Re: VFIO (PCI) and write combine mapping of BARs

From: Benjamin Herrenschmidt
Date: Tue Jul 25 2023 - 21:20:41 EST


On Tue, 2023-07-25 at 08:39 -0300, Jason Gunthorpe wrote:
> On Tue, Jul 25, 2023 at 04:15:39PM +1000, Benjamin Herrenschmidt wrote:
> > > Assuming this is for #2, I think VFIO has fallen into a bit of a trap
> > > by allowing userspace to form the mmap offset. I've seen this happen
> > > in other subsystems too. It seems like a good idea then you realize
> > > you need more stuff in the mmap space and become sad.
> > >
> > > Typically the way out is to covert the mmap offset into a cookie where
> > > userspace issues some ioctl and then the ioctl returns an opaque mmap
> > > offset to use.
> > >
> > > eg in the vfio context you'd do some 'prepare region for mmap' ioctl
> > > where you could specify flags. The kernel would encode the flags in
> > > the cookie and then mmap would do the right thing. Adding more stuff
> > > is done by enhancing the prepare ioctl.
> > >
> > > Legacy mmap offsets are kept working.
> >
> > This indeed what I have in mind. IE. VFIO has legacy regions and add-on
> > regions though the latter is currently only exploited by some drivers
> > that create their own add-on regions. My proposal is to add an ioctl to
> > create them from userspace as "children" of an existing driver-provided
> > region, allowing to set different attributes for mmap.
>
> I wouldn't call it children, you are just getting a different mmap
> cookie for the same region object.

I though they could be subsets but that might be overkill.

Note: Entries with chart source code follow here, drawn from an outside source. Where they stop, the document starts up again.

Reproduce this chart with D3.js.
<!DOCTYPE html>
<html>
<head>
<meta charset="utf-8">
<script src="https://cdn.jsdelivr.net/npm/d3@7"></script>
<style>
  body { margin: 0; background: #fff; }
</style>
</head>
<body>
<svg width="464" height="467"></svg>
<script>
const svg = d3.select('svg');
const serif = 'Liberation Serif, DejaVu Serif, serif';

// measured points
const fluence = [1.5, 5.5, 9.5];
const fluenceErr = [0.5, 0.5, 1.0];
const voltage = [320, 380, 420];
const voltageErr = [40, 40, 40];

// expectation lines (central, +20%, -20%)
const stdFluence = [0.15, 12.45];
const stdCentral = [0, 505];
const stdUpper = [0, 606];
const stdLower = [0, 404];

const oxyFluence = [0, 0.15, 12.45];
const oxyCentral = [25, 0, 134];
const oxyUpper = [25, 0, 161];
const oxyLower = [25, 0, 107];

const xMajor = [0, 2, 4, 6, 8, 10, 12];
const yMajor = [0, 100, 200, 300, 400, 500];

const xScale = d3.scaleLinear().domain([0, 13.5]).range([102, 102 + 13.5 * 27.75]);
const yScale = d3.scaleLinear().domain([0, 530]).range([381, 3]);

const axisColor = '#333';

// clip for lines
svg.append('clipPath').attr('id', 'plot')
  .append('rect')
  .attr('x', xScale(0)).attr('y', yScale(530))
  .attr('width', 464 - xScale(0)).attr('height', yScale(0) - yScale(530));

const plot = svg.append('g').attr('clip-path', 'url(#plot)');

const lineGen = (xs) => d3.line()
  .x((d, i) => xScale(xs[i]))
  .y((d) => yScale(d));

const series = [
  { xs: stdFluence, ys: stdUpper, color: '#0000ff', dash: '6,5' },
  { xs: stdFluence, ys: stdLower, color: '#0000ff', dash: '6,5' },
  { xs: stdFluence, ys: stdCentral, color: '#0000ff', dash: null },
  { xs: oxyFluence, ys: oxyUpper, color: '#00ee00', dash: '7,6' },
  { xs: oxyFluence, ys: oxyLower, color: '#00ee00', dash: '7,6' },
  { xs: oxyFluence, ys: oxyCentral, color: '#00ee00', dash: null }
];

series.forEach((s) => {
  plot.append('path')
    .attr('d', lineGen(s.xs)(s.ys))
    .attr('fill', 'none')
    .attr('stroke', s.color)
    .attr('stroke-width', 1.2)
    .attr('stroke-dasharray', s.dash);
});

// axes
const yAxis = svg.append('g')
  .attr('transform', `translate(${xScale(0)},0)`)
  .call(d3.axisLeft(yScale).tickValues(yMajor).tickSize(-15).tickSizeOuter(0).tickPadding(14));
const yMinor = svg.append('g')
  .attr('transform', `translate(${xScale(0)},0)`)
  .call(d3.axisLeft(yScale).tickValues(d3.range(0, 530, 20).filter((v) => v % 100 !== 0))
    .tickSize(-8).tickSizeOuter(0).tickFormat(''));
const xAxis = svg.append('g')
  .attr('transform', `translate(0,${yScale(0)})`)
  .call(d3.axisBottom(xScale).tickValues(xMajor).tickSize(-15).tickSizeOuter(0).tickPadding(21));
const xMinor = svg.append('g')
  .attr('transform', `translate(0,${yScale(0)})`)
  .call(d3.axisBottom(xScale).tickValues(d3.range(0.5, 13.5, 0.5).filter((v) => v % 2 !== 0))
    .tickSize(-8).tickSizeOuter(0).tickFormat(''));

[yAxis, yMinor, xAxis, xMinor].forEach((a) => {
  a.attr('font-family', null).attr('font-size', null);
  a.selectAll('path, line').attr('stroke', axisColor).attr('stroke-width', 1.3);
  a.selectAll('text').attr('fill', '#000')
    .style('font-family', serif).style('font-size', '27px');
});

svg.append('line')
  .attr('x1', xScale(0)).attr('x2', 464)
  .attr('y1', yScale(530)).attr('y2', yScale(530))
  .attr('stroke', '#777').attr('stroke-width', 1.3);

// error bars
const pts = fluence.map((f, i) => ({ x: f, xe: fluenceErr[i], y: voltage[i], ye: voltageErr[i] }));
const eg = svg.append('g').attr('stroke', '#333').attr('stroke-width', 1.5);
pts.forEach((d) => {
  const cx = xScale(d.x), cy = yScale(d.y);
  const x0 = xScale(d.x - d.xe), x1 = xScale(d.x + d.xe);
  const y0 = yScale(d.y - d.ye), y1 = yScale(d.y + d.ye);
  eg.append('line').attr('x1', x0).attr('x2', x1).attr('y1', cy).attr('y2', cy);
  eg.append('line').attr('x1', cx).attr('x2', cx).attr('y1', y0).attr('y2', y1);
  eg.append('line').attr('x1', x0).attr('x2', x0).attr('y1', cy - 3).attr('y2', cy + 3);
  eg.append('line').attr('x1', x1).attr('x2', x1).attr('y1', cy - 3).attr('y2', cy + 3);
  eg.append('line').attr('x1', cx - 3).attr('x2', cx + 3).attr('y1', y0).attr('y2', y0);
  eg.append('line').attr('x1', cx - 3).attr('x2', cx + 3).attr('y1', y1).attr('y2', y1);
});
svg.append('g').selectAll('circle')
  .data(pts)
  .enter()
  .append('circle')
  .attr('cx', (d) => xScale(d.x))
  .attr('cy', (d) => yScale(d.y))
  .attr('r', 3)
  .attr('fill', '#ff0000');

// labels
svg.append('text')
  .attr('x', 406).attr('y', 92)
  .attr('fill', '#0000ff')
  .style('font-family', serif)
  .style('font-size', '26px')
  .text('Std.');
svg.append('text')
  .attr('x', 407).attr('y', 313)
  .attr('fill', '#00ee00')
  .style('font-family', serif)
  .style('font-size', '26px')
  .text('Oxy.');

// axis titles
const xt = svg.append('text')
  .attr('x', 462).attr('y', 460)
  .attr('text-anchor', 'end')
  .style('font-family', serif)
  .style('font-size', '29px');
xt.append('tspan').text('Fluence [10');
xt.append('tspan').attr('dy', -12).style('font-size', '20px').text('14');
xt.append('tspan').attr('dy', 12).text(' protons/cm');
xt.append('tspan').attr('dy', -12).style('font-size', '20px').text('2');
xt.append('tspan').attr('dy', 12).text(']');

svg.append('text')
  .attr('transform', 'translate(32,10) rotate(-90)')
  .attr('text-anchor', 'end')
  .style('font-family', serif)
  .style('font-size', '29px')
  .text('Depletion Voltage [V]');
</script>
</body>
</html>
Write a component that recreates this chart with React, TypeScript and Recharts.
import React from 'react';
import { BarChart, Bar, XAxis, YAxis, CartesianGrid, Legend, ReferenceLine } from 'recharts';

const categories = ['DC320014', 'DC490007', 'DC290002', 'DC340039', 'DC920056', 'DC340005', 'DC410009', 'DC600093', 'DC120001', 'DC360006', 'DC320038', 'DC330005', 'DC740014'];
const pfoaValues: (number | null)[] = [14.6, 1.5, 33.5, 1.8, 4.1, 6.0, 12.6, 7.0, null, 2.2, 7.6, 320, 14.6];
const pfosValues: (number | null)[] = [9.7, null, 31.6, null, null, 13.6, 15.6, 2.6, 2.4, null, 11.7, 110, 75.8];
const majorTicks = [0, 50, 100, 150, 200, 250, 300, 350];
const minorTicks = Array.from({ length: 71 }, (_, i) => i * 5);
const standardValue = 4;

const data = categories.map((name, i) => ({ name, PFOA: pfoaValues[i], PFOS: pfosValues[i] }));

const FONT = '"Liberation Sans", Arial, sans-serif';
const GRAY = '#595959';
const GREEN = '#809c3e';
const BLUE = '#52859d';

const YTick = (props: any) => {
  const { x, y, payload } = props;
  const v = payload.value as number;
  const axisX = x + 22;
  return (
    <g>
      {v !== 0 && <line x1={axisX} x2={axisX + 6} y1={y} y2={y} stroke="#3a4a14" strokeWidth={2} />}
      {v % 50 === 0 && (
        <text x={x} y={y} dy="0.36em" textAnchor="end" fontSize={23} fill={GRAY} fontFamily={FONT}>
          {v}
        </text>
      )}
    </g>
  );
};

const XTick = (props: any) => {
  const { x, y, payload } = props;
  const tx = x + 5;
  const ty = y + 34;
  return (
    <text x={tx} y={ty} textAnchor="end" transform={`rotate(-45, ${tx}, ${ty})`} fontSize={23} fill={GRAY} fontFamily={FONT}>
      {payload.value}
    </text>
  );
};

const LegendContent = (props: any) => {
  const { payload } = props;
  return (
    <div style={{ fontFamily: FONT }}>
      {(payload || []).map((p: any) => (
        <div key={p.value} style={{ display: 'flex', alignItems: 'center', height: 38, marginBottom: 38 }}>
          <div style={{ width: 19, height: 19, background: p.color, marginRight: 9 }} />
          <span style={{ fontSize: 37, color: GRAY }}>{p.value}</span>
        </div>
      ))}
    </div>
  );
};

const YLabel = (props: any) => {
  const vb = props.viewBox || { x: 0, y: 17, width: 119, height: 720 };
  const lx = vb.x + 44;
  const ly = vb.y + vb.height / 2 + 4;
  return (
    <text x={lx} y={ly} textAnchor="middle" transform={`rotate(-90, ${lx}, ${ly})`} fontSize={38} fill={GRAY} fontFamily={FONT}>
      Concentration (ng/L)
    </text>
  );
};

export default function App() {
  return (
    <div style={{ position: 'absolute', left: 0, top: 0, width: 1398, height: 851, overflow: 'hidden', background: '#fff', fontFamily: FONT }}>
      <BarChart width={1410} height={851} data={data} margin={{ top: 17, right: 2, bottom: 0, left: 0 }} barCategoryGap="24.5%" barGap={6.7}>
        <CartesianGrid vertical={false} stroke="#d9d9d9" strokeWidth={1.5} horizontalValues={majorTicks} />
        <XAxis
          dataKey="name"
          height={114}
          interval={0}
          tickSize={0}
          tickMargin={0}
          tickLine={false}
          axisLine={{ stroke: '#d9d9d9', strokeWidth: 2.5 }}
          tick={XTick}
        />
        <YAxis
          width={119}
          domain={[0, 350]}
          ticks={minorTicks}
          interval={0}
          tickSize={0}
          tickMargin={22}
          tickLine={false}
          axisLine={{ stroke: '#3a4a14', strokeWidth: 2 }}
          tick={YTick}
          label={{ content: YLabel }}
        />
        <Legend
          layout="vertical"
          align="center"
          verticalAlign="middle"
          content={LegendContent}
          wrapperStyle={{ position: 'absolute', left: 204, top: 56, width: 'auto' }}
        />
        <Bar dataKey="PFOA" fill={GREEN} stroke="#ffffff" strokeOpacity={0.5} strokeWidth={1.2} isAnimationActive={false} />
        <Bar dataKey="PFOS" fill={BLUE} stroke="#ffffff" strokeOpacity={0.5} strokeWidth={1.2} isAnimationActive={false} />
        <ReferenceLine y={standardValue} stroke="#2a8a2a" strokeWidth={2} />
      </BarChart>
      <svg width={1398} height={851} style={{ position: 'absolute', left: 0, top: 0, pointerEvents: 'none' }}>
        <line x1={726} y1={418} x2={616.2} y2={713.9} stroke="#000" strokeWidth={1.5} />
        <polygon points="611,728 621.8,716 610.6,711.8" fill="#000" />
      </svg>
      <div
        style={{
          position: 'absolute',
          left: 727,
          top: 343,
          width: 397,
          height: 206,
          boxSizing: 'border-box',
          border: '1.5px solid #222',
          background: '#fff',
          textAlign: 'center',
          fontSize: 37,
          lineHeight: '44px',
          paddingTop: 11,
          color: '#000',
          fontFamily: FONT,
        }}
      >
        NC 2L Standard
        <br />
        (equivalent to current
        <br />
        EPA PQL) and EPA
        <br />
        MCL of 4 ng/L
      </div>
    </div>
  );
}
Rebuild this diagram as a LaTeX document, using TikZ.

> > In the current VFIO the implementation is *entirely* in vfio_pci_core
> > for PCI and entirely in vfio_platform_common.c for platform, so while
> > the same ioctls could be imagined to create sub-regions, it would have
> > to be completely implemented twice unless we do a lot of heavy lifting
> > to move some of that region stuff into common code.
>
> The machinery for managing the mmap cookies should be in common code

Ok. I'll whip up a POC within vfio_pci only intially to test the
concept and to agree on the API, then look at how we can clean all that
up.

Cheers,
Ben.